‘Desierto’ is a generic thriller

Mexican filmmaker Jonás Cuarón is known for his collaborations with his father, Alfonso Cuarón, most notably on 'Gravity.' But the immigration thriller 'Desierto' is rooted firmly on the ground.|

Mexican filmmaker Jonás Cuarón is known for his collaborations with his father, Alfonso Cuarón, most notably on “Gravity.” But the immigration thriller “Desierto” is rooted firmly on the ground. He draws on familiar political issues to infuse the taut, action-packed tale with a simmering tension that reaches beyond the film.

A group of illegal immigrants from Mexico are en route to the United States in the back of a cargo truck when they run into engine trouble and have to hike the rest of the way through the sun-baked desert. Our hero is the empathetic mechanic Moises (Gael García Bernal), who soon finds himself on the wrong end of a rifle sight belonging to Sam (Jeffrey Dean Morgan).

Sam, a serial killer for all intents and purposes, methodically picks off the immigrants like deer, taking the role of border patrol into his own hands, shooting them sniper style from atop dusty ridges, aided by his German shepherd, Tracker. A wall definitely isn't enough for this guy.

He's former military, telegraphed by his camo pants and usage of “clicks.” His keffiyeh (traditional Middle Eastern headdress) suggests a familiarity with the Middle East. Cuarón stops just short of a Trump bumper sticker on his truck. We get very little reason for his killing, aside from a few tossed off bon mots: “Welcome to the land of the free,” he snarls; he bellows, “This is my home!” in celebration of a kill. During a campfire lament, he complains about his “messed-up” brain to Tracker.

Here is a man so broken by patriotism that he's lost all of his humanity. Either that or he's using patriotism as a veil for his own homicidal desires.

The script is sparse, the only character backstory we get is at night, when the hunter and the hunted rest for a few minutes, long enough to flesh out their reasons for being there in the desert. Moises has a son waiting for him, Sam is threatened by outsiders.

At 94 minutes, it's tight and efficient, though exhausting and relentless - the characters are running through the desert almost all the time, and the sequences unfold in near real time.

The cinematography is grounded, at eye level. You feel as if you are scrabbling among the rocks and boulders and cacti along with the characters. There are some remarkable handheld shots running behind and in front of the characters as they are shot down on the white-hot caked plain. A thrumming score that beats like an adrenaline fueled heart propels the film forward.

“Desierto” is a generic thriller that just so happens to be wrapped in political packaging. That packaging is sometimes more interesting than the thrills themselves, but the film is bare enough to project what you want onto it.

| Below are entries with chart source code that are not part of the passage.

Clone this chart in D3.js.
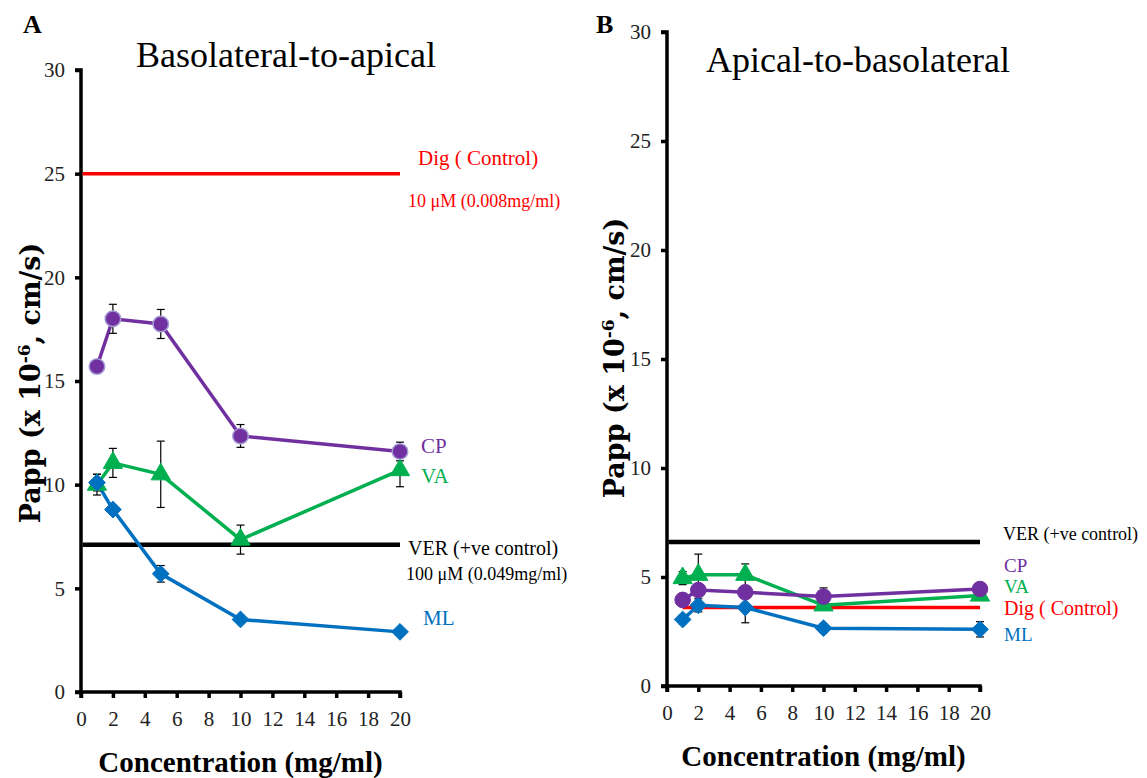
<!DOCTYPE html>
<html>
<head>
<meta charset="utf-8">
<script src="https://cdn.jsdelivr.net/npm/d3@7"></script>
<style>
  html, body { margin: 0; padding: 0; background: #fff; }
  svg { display: block; }
  text { font-family: "Liberation Serif", "DejaVu Serif", serif; }
</style>
</head>
<body>
<svg id="chart" width="1147" height="778"></svg>
<script>
// Concentrations tested (mg/ml)
const concentrations = [1, 2, 5, 10, 20];
const xTicks = [0, 2, 4, 6, 8, 10, 12, 14, 16, 18, 20];
const yTicks = [0, 5, 10, 15, 20, 25, 30];

// Basolateral-to-apical Papp (x 10^-6 cm/s)
const cpBA = [15.7, 18.0, 17.75, 12.35, 11.6];
const cpBAErr = [0.3, 0.7, 0.7, 0.55, 0.45];
const vaBA = [10.0, 11.05, 10.5, 7.35, 10.7];
const vaBAErr = [0.5, 0.7, 1.6, 0.7, 0.8];
const mlBA = [10.1, 8.8, 5.7, 3.5, 2.9];
const mlBAErr = [0.4, 0.2, 0.4, 0.15, 0.15];
const digBA = 25.0;
const verBA = 7.1;

// Apical-to-basolateral Papp (x 10^-6 cm/s)
const cpAB = [3.95, 4.4, 4.3, 4.1, 4.45];
const cpABErr = [0.2, 0.2, 0.2, 0.4, 0.2];
const vaAB = [4.95, 5.1, 5.1, 3.7, 4.15];
const vaABErr = [0.3, 0.95, 0.5, 0.2, 0.2];
const mlAB = [3.05, 3.7, 3.6, 2.65, 2.6];
const mlABErr = [0.2, 0.3, 0.7, 0.2, 0.35];
const digAB = 3.6;
const verAB = 6.6;

const colors = { CP: "#7030A0", VA: "#00B050", ML: "#0070C0", Dig: "#FF0000", VER: "#000000" };

// square diamond (a square turned 45 degrees)
const wideDiamond = {
  draw(ctx, size) {
    const r = Math.sqrt(size / 2);
    ctx.moveTo(0, -r); ctx.lineTo(r, 0); ctx.lineTo(0, r); ctx.lineTo(-r, 0); ctx.closePath();
  }
};

const svg = d3.select("#chart");

function drawPanel(p) {
  const x = d3.scaleLinear().domain([0, 20]).range([p.left, p.right]);
  const y = d3.scaleLinear().domain([0, 30]).range([p.bottom, p.top]);
  const g = svg.append("g");

  // axes
  const yAxis = g.append("g").attr("transform", `translate(${p.left},0)`)
    .call(d3.axisLeft(y).tickValues(yTicks).tickSize(6).tickPadding(10));
  const xAxis = g.append("g").attr("transform", `translate(0,${p.bottom})`)
    .call(d3.axisBottom(x).tickValues(xTicks).tickSize(6).tickPadding(13));
  [yAxis, xAxis].forEach(a => {
    a.select(".domain").attr("stroke", "#000").attr("stroke-width", 3.5);
    a.selectAll(".tick line").attr("stroke", "#000").attr("stroke-width", 3.5);
    a.selectAll(".tick text").attr("fill", "#222").style("font-size", "21px")
      .style("font-family", "'Liberation Serif', serif");
  });
  yAxis.select(".domain").attr("d", `M-6,${y(30)}H0V${y(0)}H-6`);
  xAxis.select(".domain").attr("d", `M${x(0)},6V0H${x(20)}V6`);

  // control reference lines
  g.append("line").attr("x1", x(p.digFrom)).attr("x2", x(20))
    .attr("y1", y(p.dig)).attr("y2", y(p.dig))
    .attr("stroke", colors.Dig).attr("stroke-width", 3.5);
  g.append("line").attr("x1", x(0.1)).attr("x2", x(20))
    .attr("y1", y(p.ver)).attr("y2", y(p.ver))
    .attr("stroke", colors.VER).attr("stroke-width", 4.5);

  const line = d3.line().x(d => x(d.c)).y(d => y(d.v));
  const series = [
    { key: "VA", vals: p.va, err: p.vaErr, shape: d3.symbolTriangle, size: 160 },
    { key: "ML", vals: p.ml, err: p.mlErr, shape: wideDiamond, size: 140 },
    { key: "CP", vals: p.cp, err: p.cpErr, shape: d3.symbolCircle, size: 190 }
  ];
  series.forEach(s => {
    const pts = concentrations.map((c, i) => ({ c, v: s.vals[i], e: s.err[i] }));
    g.append("path").datum(pts).attr("d", line).attr("fill", "none")
      .attr("stroke", colors[s.key]).attr("stroke-width", 3.5);
  });
  // error bars
  series.forEach(s => {
    const pts = concentrations.map((c, i) => ({ c, v: s.vals[i], e: s.err[i] }));
    const eb = g.append("g").selectAll("g").data(pts).join("g");
    eb.append("line").attr("x1", d => x(d.c)).attr("x2", d => x(d.c))
      .attr("y1", d => y(d.v - d.e)).attr("y2", d => y(d.v + d.e))
      .attr("stroke", "#000").attr("stroke-width", 1.2);
    [-1, 1].forEach(sg => {
      eb.append("line").attr("x1", d => x(d.c) - 4).attr("x2", d => x(d.c) + 4)
        .attr("y1", d => y(d.v + sg * d.e)).attr("y2", d => y(d.v + sg * d.e))
        .attr("stroke", "#000").attr("stroke-width", 1.2);
    });
  });
  // markers
  series.forEach(s => {
    const pts = concentrations.map((c, i) => ({ c, v: s.vals[i] }));
    g.append("g").selectAll("path").data(pts).join("path")
      .attr("d", d3.symbol().type(s.shape).size(s.size))
      .attr("transform", d => `translate(${x(d.c)},${y(d.v)})`)
      .attr("fill", colors[s.key])
      .attr("stroke", s.key === "CP" && p.halo ? "#a79bd6" : colors[s.key])
      .attr("stroke-width", s.key === "CP" && p.halo ? 1.5 : 1);
  });

  // series / control labels
  p.labels.forEach(l => {
    g.append("text").attr("x", l.x).attr("y", l.y).text(l.text)
      .attr("fill", colors[l.key]).style("font-size", l.size + "px");
  });

  // titles
  g.append("text").attr("x", p.titleX).attr("y", p.titleY).attr("text-anchor", "middle")
    .style("font-size", "36px").attr("fill", "#000").text(p.title);
  g.append("text").attr("x", p.letterX).attr("y", 33).style("font-size", "26px")
    .style("font-weight", "bold").attr("fill", "#000").text(p.letter);

  // axis titles
  g.append("text").attr("x", (p.left + p.right) / 2).attr("y", p.bottom + 80)
    .attr("text-anchor", "middle").style("font-size", "29px").style("font-weight", "bold")
    .attr("fill", "#000").text("Concentration (mg/ml)");
  const yl = g.append("text")
    .attr("transform", `translate(${p.yLabelX},${p.yLabelY}) rotate(-90)`)
    .attr("text-anchor", "middle").style("font-size", "27px").style("font-weight", "bold")
    .style("font-family", "'DejaVu Serif', serif")
    .attr("fill", "#000");
  yl.append("tspan").text("Papp (x 10");
  yl.append("tspan").attr("dy", -10).style("font-size", "17px").text("-6");
  yl.append("tspan").attr("dy", 10).text(", cm/s)");
}

drawPanel({
  left: 81, right: 400, top: 70, bottom: 692,
  cp: cpBA, cpErr: cpBAErr, va: vaBA, vaErr: vaBAErr, ml: mlBA, mlErr: mlBAErr,
  dig: digBA, ver: verBA, digFrom: 0.1, halo: true,
  title: "Basolateral-to-apical", titleX: 286, titleY: 67, letter: "A", letterX: 23,
  yLabelX: 40, yLabelY: 383,
  labels: [
    { key: "Dig", text: "Dig ( Control)", x: 418, y: 165, size: 21 },
    { key: "Dig", text: "10 \u03bcM (0.008mg/ml)", x: 408, y: 207, size: 18 },
    { key: "CP", text: "CP", x: 421, y: 453, size: 21 },
    { key: "VA", text: "VA", x: 421, y: 483, size: 21 },
    { key: "VER", text: "VER (+ve control)", x: 408, y: 555, size: 20 },
    { key: "VER", text: "100 \u03bcM (0.049mg/ml)", x: 406, y: 580, size: 18 },
    { key: "ML", text: "ML", x: 423, y: 625, size: 21 }
  ]
});

drawPanel({
  left: 667, right: 980, top: 32, bottom: 686,
  cp: cpAB, cpErr: cpABErr, va: vaAB, vaErr: vaABErr, ml: mlAB, mlErr: mlABErr,
  dig: digAB, ver: verAB, digFrom: 1, halo: false,
  title: "Apical-to-basolateral", titleX: 858, titleY: 72, letter: "B", letterX: 596,
  yLabelX: 624, yLabelY: 358,
  labels: [
    { key: "VER", text: "VER (+ve control)", x: 1003, y: 540, size: 18 },
    { key: "CP", text: "CP", x: 1004, y: 572, size: 19 },
    { key: "VA", text: "VA", x: 1004, y: 593, size: 19 },
    { key: "Dig", text: "Dig ( Control)", x: 1004, y: 615, size: 20 },
    { key: "ML", text: "ML", x: 1004, y: 641, size: 19 }
  ]
});
</script>
</body>
</html>
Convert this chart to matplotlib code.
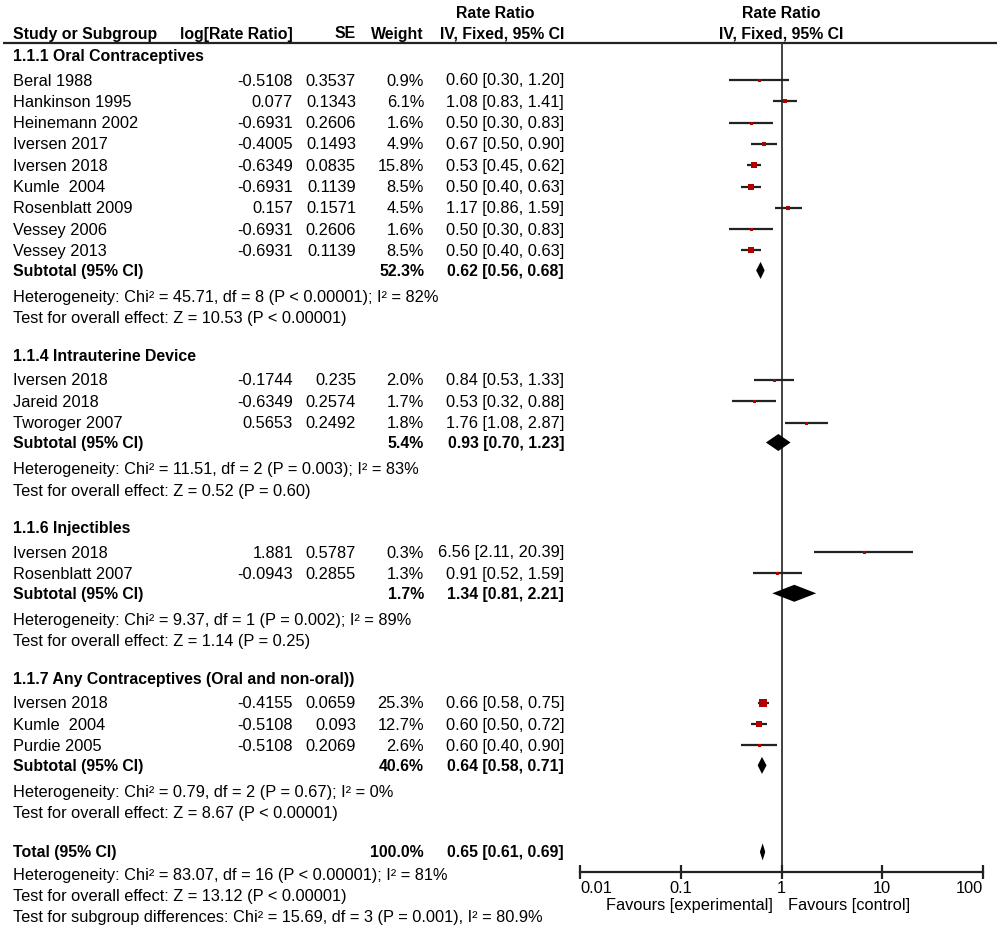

It seems that Cuarón was looking to flex his suspense muscles, and there are a few very good sequences of classic suspense thriller filmmaking, particularly a moment when an electronic child's toy echoes throughout a silent canyon.

But the film descends into an endless game of Wile E. Coyote and the Road Runner pursuing each other throughout the desert, chasing each other around and around what seems to be the same rock. But what an apt metaphor for the current climate of political discourse.